Now, I don't really care which language they express the solution in, what I'm after -- the turnip truck test, if you will -- is this: Do they know enough to quantize the result of each step at some fixed precision, or do they fall into simply (and incorrectly) using some kind of floating point arithmetic?

For the sample program below, I have stripped out most of the problem (such as actually reading and/or parsing input; multiplying out the extended cost), and have set up a situation that breaks simple addition.

CodeNotes

import java.util.*;
import java.math.*;
public class Flotsam {
	static final String INPUT_FLD_AMT = "55500.555";

	static final Formatter printf = new Formatter( System.out);
	

Some set up: pull in the names for some utility classes; define the unit cost which was repeated in the data file; create a formatting tool to print the numbers.

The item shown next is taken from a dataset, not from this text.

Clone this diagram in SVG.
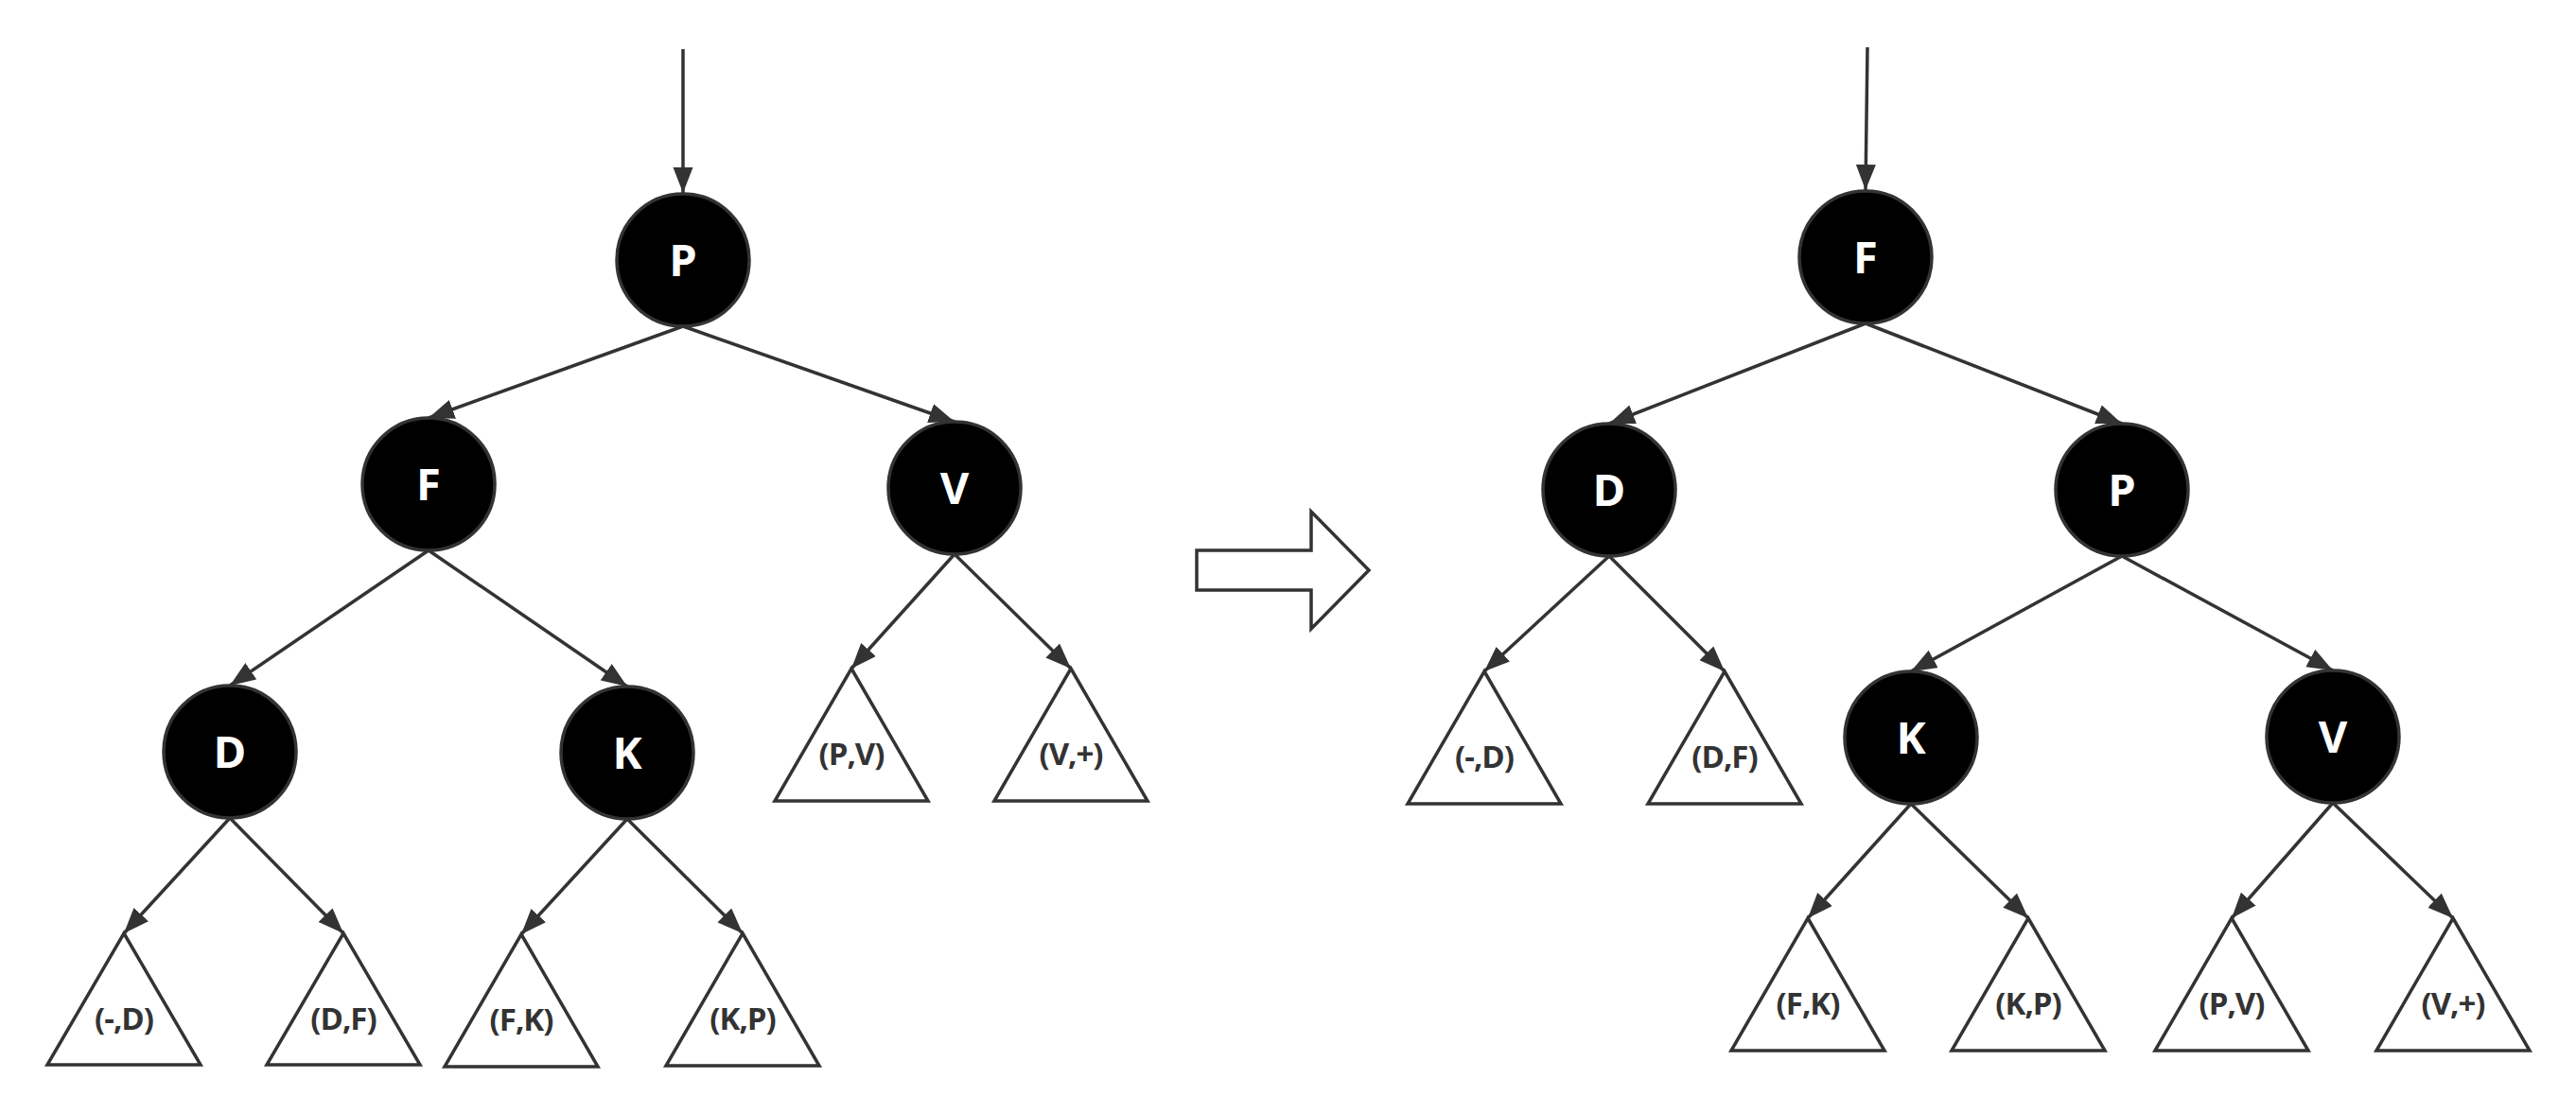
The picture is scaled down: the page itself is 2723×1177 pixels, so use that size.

	public static void main( String [] argv) {
		System.out.println( "\n--- The WRONG way ---");
		wrong();
		System.out.println( "\n--- The RIGHT way ---");
		right();
	}
	

First we will see a way to screw it up, then a way to get correct answers, the same ones, every time! (but of course TMTOWTDI)


	static void wrong() {
		float x = Float.parseFloat( INPUT_FLD_AMT);
		printf.format( "%11.3f       Line item value (in mils)\n", x);
		printf.format( "%16.8f  (looking deeper into trailing digits)\n", x);
		float tot = 0;
		for ( int i = 10; i > 0; i--)
			{ tot += x; }
		System.out.println( "================");
		printf.format( "%11.3f       Grand total (10 of the same items added)\n", tot);
		printf.format( "%16.8f  (looking deeper, again)\n", tot);
	}
	

OK, let's measure / estimate the amount of dollars we want to scoop into the grand total bucket. What's that, you say? I should use double instead of float? Yes, that would hide the problem longer, but it would not really solve it.
This simulates the problem represented in the sample data by putting the cost in one variable, then adding it to an accumulator variable 10 times.
As the name suggests, this implementation of the accumulation logic has some issues, as we are about to see.


--- The WRONG way ---
  55500.555       Line item value (in mils)
  55500.55468750  (looking deeper into trailing digits)
================
 555005.563       Grand total (10 of the same items added)
 555005.56250000  (looking deeper, again)
	
  1. OK, that looks a lot like $55,500.555 [1]
  2. Hey, why don't I have a nice bunch of trailing 0s here? If you had only used "double" for your variables this would have looked so much nicer (due to the larger mantissa).
  3. So, 10 x $55,500.555 is $555,005.55, right? What?!? How the xxxx did this happen? $555,005.56? Oh well, it's only a penny, the accountants probably won't even notice, right?
  4. Yeah, sure, there's a mess looking at even more trailing digits. Something about those last couple digits seems eerily familiar, though. How about we ignore the ".5", and point out that 0.0625 = 1/16th -- that is, 1 divided by a power of 2. Actually, 0.5 = 1/2 -- also 1 divided by a power of 2 (2^1). Hmmm.

	static void right() {
		BigDecimal x = new BigDecimal( INPUT_FLD_AMT);
		printf.format( "%11.3f       Line item value (in mils)\n", x);
		printf.format( "%16.8f  (looking deeper into trailing digits)\n", x);
		BigDecimal tot = new BigDecimal( "0.000");
		for ( int i = 10; i > 0; i--)
			{ tot = tot.add( x); }
		System.out.println( "================");
		printf.format( "%11.3f       Grand total (10 of the same items added)\n", tot);
		printf.format( "%16.8f  (looking deeper, again)\n", tot);
	}
}
	

This time, we are going to count out the mils, but we will remember where the decimal point goes as we are using dollars for our units. This is fixed precision arithmetic, as opposed to floating point.
The BigDecimal type in java supports fixed precision. Look for things described as "binary coded decimal" or "packed decimal" in other progamming environments. [2]
Yes, I am just letting BigDecimal default its rounding rule, instead of explicitly specifying one. Consider it extra credit to figure out how to monkey with rounding.


--- The RIGHT way ---
  55500.555       Line item value (in mils)
  55500.55500000  (looking deeper into trailing digits)
================
 555005.550       Grand total (10 of the same items added)
 555005.55000000  (looking deeper, again)
	

  1. Looks like $55,500.555, just like last time at this point.
  2. Still looks like $55,500.555
  3. 10 x $55,500.555 is indeed $555,005.55. The accountants will be so pleased with us. Or at least not have to wonder how we manage to dress ourselves in the morning without help.
  4. Nothing up my sleeve! No trailing digits lurking out here, either.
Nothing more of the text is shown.